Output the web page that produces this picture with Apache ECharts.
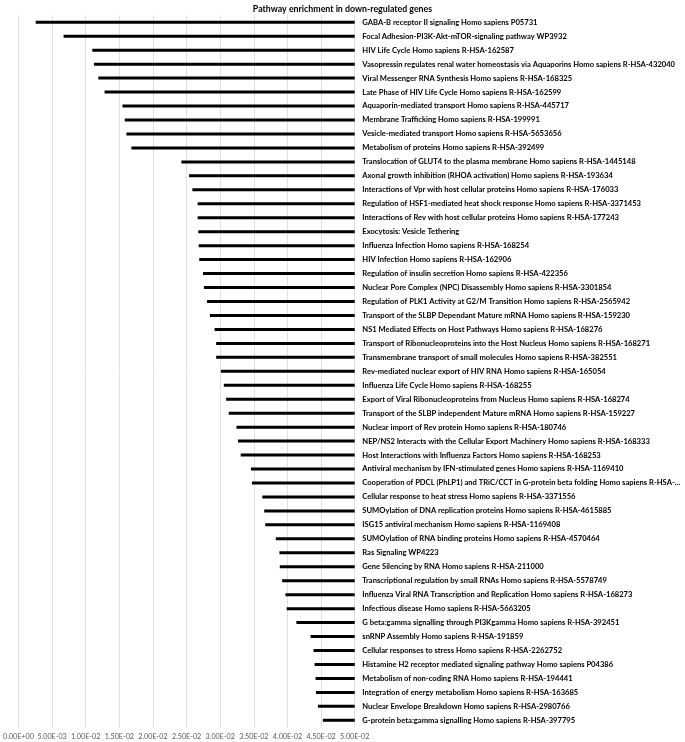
<!DOCTYPE html>
<html>
<head>
<meta charset="utf-8">
<script src="https://cdn.jsdelivr.net/npm/echarts@6/dist/echarts.min.js"></script>
<style>html,body{margin:0;padding:0;background:#fff;}#c{width:685px;height:742px;}</style>
</head>
<body>
<div id="c"></div>
<script>
const chartTitle = 'Pathway enrichment in down-regulated genes';
const categories = [
  'GABA-B receptor II signaling Homo sapiens P05731',
  'Focal Adhesion-PI3K-Akt-mTOR-signaling pathway WP3932',
  'HIV Life Cycle Homo sapiens R-HSA-162587',
  'Vasopressin regulates renal water homeostasis via Aquaporins Homo sapiens R-HSA-432040',
  'Viral Messenger RNA Synthesis Homo sapiens R-HSA-168325',
  'Late Phase of HIV Life Cycle Homo sapiens R-HSA-162599',
  'Aquaporin-mediated transport Homo sapiens R-HSA-445717',
  'Membrane Trafficking Homo sapiens R-HSA-199991',
  'Vesicle-mediated transport Homo sapiens R-HSA-5653656',
  'Metabolism of proteins Homo sapiens R-HSA-392499',
  'Translocation of GLUT4 to the plasma membrane Homo sapiens R-HSA-1445148',
  'Axonal growth inhibition (RHOA activation) Homo sapiens R-HSA-193634',
  'Interactions of Vpr with host cellular proteins Homo sapiens R-HSA-176033',
  'Regulation of HSF1-mediated heat shock response Homo sapiens R-HSA-3371453',
  'Interactions of Rev with host cellular proteins Homo sapiens R-HSA-177243',
  'Exocytosis: Vesicle Tethering',
  'Influenza Infection Homo sapiens R-HSA-168254',
  'HIV Infection Homo sapiens R-HSA-162906',
  'Regulation of insulin secretion Homo sapiens R-HSA-422356',
  'Nuclear Pore Complex (NPC) Disassembly Homo sapiens R-HSA-3301854',
  'Regulation of PLK1 Activity at G2/M Transition Homo sapiens R-HSA-2565942',
  'Transport of the SLBP Dependant Mature mRNA Homo sapiens R-HSA-159230',
  'NS1 Mediated Effects on Host Pathways Homo sapiens R-HSA-168276',
  'Transport of Ribonucleoproteins into the Host Nucleus Homo sapiens R-HSA-168271',
  'Transmembrane transport of small molecules Homo sapiens R-HSA-382551',
  'Rev-mediated nuclear export of HIV RNA Homo sapiens R-HSA-165054',
  'Influenza Life Cycle Homo sapiens R-HSA-168255',
  'Export of Viral Ribonucleoproteins from Nucleus Homo sapiens R-HSA-168274',
  'Transport of the SLBP independent Mature mRNA Homo sapiens R-HSA-159227',
  'Nuclear import of Rev protein Homo sapiens R-HSA-180746',
  'NEP/NS2 Interacts with the Cellular Export Machinery Homo sapiens R-HSA-168333',
  'Host Interactions with Influenza Factors Homo sapiens R-HSA-168253',
  'Antiviral mechanism by IFN-stimulated genes Homo sapiens R-HSA-1169410',
  'Cooperation of PDCL (PhLP1) and TRiC/CCT in G-protein beta folding Homo sapiens R-HSA-...',
  'Cellular response to heat stress Homo sapiens R-HSA-3371556',
  'SUMOylation of DNA replication proteins Homo sapiens R-HSA-4615885',
  'ISG15 antiviral mechanism Homo sapiens R-HSA-1169408',
  'SUMOylation of RNA binding proteins Homo sapiens R-HSA-4570464',
  'Ras Signaling WP4223',
  'Gene Silencing by RNA Homo sapiens R-HSA-211000',
  'Transcriptional regulation by small RNAs Homo sapiens R-HSA-5578749',
  'Influenza Viral RNA Transcription and Replication Homo sapiens R-HSA-168273',
  'Infectious disease Homo sapiens R-HSA-5663205',
  'G beta:gamma signalling through PI3Kgamma Homo sapiens R-HSA-392451',
  'snRNP Assembly Homo sapiens R-HSA-191859',
  'Cellular responses to stress Homo sapiens R-HSA-2262752',
  'Histamine H2 receptor mediated signaling pathway Homo sapiens P04386',
  'Metabolism of non-coding RNA Homo sapiens R-HSA-194441',
  'Integration of energy metabolism Homo sapiens R-HSA-163685',
  'Nuclear Envelope Breakdown Homo sapiens R-HSA-2980766',
  'G-protein beta:gamma signalling Homo sapiens R-HSA-397795'
];
const pValues = [
  0.00257, 0.00671, 0.01099, 0.01123, 0.01188, 0.01281, 0.01547, 0.01581, 0.01606, 0.01680,
  0.02423, 0.02537, 0.02586, 0.02665, 0.02665, 0.02674, 0.02680, 0.02689, 0.02744, 0.02758,
  0.02803, 0.02847, 0.02917, 0.02940, 0.02940, 0.03010, 0.03054, 0.03088, 0.03128, 0.03242,
  0.03265, 0.03305, 0.03457, 0.03472, 0.03626, 0.03655, 0.03670, 0.03827, 0.03881, 0.03886,
  0.03921, 0.03970, 0.03989, 0.04133, 0.04344, 0.04388, 0.04403, 0.04418, 0.04424, 0.04453,
  0.04527
];
const xMin = 0;
const xMax = 0.05;
const xStep = 0.005;

function fmtExp(v) {
  if (Math.abs(v) < 1e-12) return '0.00E+00';
  const s = v.toExponential(2);
  const m = s.split('e');
  const sign = m[1][0] === '-' ? '-' : '+';
  let e = m[1].replace(/^[+-]/, '');
  if (e.length < 2) e = '0' + e;
  return m[0] + 'E' + sign + e;
}

const labelFont = "Lato, 'Liberation Sans', sans-serif";

const chart = echarts.init(document.getElementById('c'), null, {renderer: 'canvas'});
chart.setOption({
  animation: false,
  backgroundColor: '#ffffff',
  title: {
    text: chartTitle,
    left: 'center',
    top: 0,
    textStyle: {fontFamily: labelFont, fontWeight: 'bold', fontSize: 8.8, color: '#000'}
  },
  grid: {left: 16.3, right: 330.3, top: 15.3, bottom: 14.7, containLabel: false},
  xAxis: {
    type: 'value',
    min: xMin, max: xMax, interval: xStep,
    axisLine: {show: false},
    axisTick: {show: false},
    splitLine: {show: true, lineStyle: {color: '#e0e0e0', width: 1}},
    axisLabel: {
      formatter: fmtExp,
      fontFamily: labelFont, fontSize: 7.2, color: '#595959', margin: 6,
      showMinLabel: true, showMaxLabel: true, hideOverlap: false
    }
  },
  yAxis: {
    type: 'category',
    data: categories,
    inverse: true,
    position: 'right',
    axisLine: {show: false},
    axisTick: {show: false},
    splitLine: {show: false},
    axisLabel: {
      interval: 0,
      margin: 7.6,
      fontFamily: labelFont, fontWeight: 'bold', fontSize: 7.6, color: '#000'
    }
  },
  series: [{
    type: 'custom',
    encode: {x: 0, y: 1},
    data: pValues.map((v, i) => [v, i]),
    renderItem: function (params, api) {
      const idx = api.value(1);
      const p0 = api.coord([api.value(0), idx]);
      const p1 = api.coord([xMax, idx]);
      return {
        type: 'line',
        shape: {x1: p0[0], y1: p0[1], x2: p1[0], y2: p1[1]},
        style: {stroke: '#000', lineWidth: 3}
      };
    }
  }]
});
</script>
</body>
</html>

What you will do: Go through the data above and transcribe it in full, omitting any image.

Exercise output:
Output the web page that produces this picture with Apache ECharts.
<!DOCTYPE html>
<html>
<head>
<meta charset="utf-8">
<script src="https://cdn.jsdelivr.net/npm/echarts@6/dist/echarts.min.js"></script>
<style>html,body{margin:0;padding:0;background:#fff;}#c{width:685px;height:742px;}</style>
</head>
<body>
<div id="c"></div>
<script>
const chartTitle = 'Pathway enrichment in down-regulated genes';
const categories = [
  'GABA-B receptor II signaling Homo sapiens P05731',
  'Focal Adhesion-PI3K-Akt-mTOR-signaling pathway WP3932',
  'HIV Life Cycle Homo sapiens R-HSA-162587',
  'Vasopressin regulates renal water homeostasis via Aquaporins Homo sapiens R-HSA-432040',
  'Viral Messenger RNA Synthesis Homo sapiens R-HSA-168325',
  'Late Phase of HIV Life Cycle Homo sapiens R-HSA-162599',
  'Aquaporin-mediated transport Homo sapiens R-HSA-445717',
  'Membrane Trafficking Homo sapiens R-HSA-199991',
  'Vesicle-mediated transport Homo sapiens R-HSA-5653656',
  'Metabolism of proteins Homo sapiens R-HSA-392499',
  'Translocation of GLUT4 to the plasma membrane Homo sapiens R-HSA-1445148',
  'Axonal growth inhibition (RHOA activation) Homo sapiens R-HSA-193634',
  'Interactions of Vpr with host cellular proteins Homo sapiens R-HSA-176033',
  'Regulation of HSF1-mediated heat shock response Homo sapiens R-HSA-3371453',
  'Interactions of Rev with host cellular proteins Homo sapiens R-HSA-177243',
  'Exocytosis: Vesicle Tethering',
  'Influenza Infection Homo sapiens R-HSA-168254',
  'HIV Infection Homo sapiens R-HSA-162906',
  'Regulation of insulin secretion Homo sapiens R-HSA-422356',
  'Nuclear Pore Complex (NPC) Disassembly Homo sapiens R-HSA-3301854',
  'Regulation of PLK1 Activity at G2/M Transition Homo sapiens R-HSA-2565942',
  'Transport of the SLBP Dependant Mature mRNA Homo sapiens R-HSA-159230',
  'NS1 Mediated Effects on Host Pathways Homo sapiens R-HSA-168276',
  'Transport of Ribonucleoproteins into the Host Nucleus Homo sapiens R-HSA-168271',
  'Transmembrane transport of small molecules Homo sapiens R-HSA-382551',
  'Rev-mediated nuclear export of HIV RNA Homo sapiens R-HSA-165054',
  'Influenza Life Cycle Homo sapiens R-HSA-168255',
  'Export of Viral Ribonucleoproteins from Nucleus Homo sapiens R-HSA-168274',
  'Transport of the SLBP independent Mature mRNA Homo sapiens R-HSA-159227',
  'Nuclear import of Rev protein Homo sapiens R-HSA-180746',
  'NEP/NS2 Interacts with the Cellular Export Machinery Homo sapiens R-HSA-168333',
  'Host Interactions with Influenza Factors Homo sapiens R-HSA-168253',
  'Antiviral mechanism by IFN-stimulated genes Homo sapiens R-HSA-1169410',
  'Cooperation of PDCL (PhLP1) and TRiC/CCT in G-protein beta folding Homo sapiens R-HSA-...',
  'Cellular response to heat stress Homo sapiens R-HSA-3371556',
  'SUMOylation of DNA replication proteins Homo sapiens R-HSA-4615885',
  'ISG15 antiviral mechanism Homo sapiens R-HSA-1169408',
  'SUMOylation of RNA binding proteins Homo sapiens R-HSA-4570464',
  'Ras Signaling WP4223',
  'Gene Silencing by RNA Homo sapiens R-HSA-211000',
  'Transcriptional regulation by small RNAs Homo sapiens R-HSA-5578749',
  'Influenza Viral RNA Transcription and Replication Homo sapiens R-HSA-168273',
  'Infectious disease Homo sapiens R-HSA-5663205',
  'G beta:gamma signalling through PI3Kgamma Homo sapiens R-HSA-392451',
  'snRNP Assembly Homo sapiens R-HSA-191859',
  'Cellular responses to stress Homo sapiens R-HSA-2262752',
  'Histamine H2 receptor mediated signaling pathway Homo sapiens P04386',
  'Metabolism of non-coding RNA Homo sapiens R-HSA-194441',
  'Integration of energy metabolism Homo sapiens R-HSA-163685',
  'Nuclear Envelope Breakdown Homo sapiens R-HSA-2980766',
  'G-protein beta:gamma signalling Homo sapiens R-HSA-397795'
];
const pValues = [
  0.00257, 0.00671, 0.01099, 0.01123, 0.01188, 0.01281, 0.01547, 0.01581, 0.01606, 0.01680,
  0.02423, 0.02537, 0.02586, 0.02665, 0.02665, 0.02674, 0.02680, 0.02689, 0.02744, 0.02758,
  0.02803, 0.02847, 0.02917, 0.02940, 0.02940, 0.03010, 0.03054, 0.03088, 0.03128, 0.03242,
  0.03265, 0.03305, 0.03457, 0.03472, 0.03626, 0.03655, 0.03670, 0.03827, 0.03881, 0.03886,
  0.03921, 0.03970, 0.03989, 0.04133, 0.04344, 0.04388, 0.04403, 0.04418, 0.04424, 0.04453,
  0.04527
];
const xMin = 0;
const xMax = 0.05;
const xStep = 0.005;

function fmtExp(v) {
  if (Math.abs(v) < 1e-12) return '0.00E+00';
  const s = v.toExponential(2);
  const m = s.split('e');
  const sign = m[1][0] === '-' ? '-' : '+';
  let e = m[1].replace(/^[+-]/, '');
  if (e.length < 2) e = '0' + e;
  return m[0] + 'E' + sign + e;
}

const labelFont = "Lato, 'Liberation Sans', sans-serif";

const chart = echarts.init(document.getElementById('c'), null, {renderer: 'canvas'});
chart.setOption({
  animation: false,
  backgroundColor: '#ffffff',
  title: {
    text: chartTitle,
    left: 'center',
    top: 0,
    textStyle: {fontFamily: labelFont, fontWeight: 'bold', fontSize: 8.8, color: '#000'}
  },
  grid: {left: 16.3, right: 330.3, top: 15.3, bottom: 14.7, containLabel: false},
  xAxis: {
    type: 'value',
    min: xMin, max: xMax, interval: xStep,
    axisLine: {show: false},
    axisTick: {show: false},
    splitLine: {show: true, lineStyle: {color: '#e0e0e0', width: 1}},
    axisLabel: {
      formatter: fmtExp,
      fontFamily: labelFont, fontSize: 7.2, color: '#595959', margin: 6,
      showMinLabel: true, showMaxLabel: true, hideOverlap: false
    }
  },
  yAxis: {
    type: 'category',
    data: categories,
    inverse: true,
    position: 'right',
    axisLine: {show: false},
    axisTick: {show: false},
    splitLine: {show: false},
    axisLabel: {
      interval: 0,
      margin: 7.6,
      fontFamily: labelFont, fontWeight: 'bold', fontSize: 7.6, color: '#000'
    }
  },
  series: [{
    type: 'custom',
    encode: {x: 0, y: 1},
    data: pValues.map((v, i) => [v, i]),
    renderItem: function (params, api) {
      const idx = api.value(1);
      const p0 = api.coord([api.value(0), idx]);
      const p1 = api.coord([xMax, idx]);
      return {
        type: 'line',
        shape: {x1: p0[0], y1: p0[1], x2: p1[0], y2: p1[1]},
        style: {stroke: '#000', lineWidth: 3}
      };
    }
  }]
});
</script>
</body>
</html>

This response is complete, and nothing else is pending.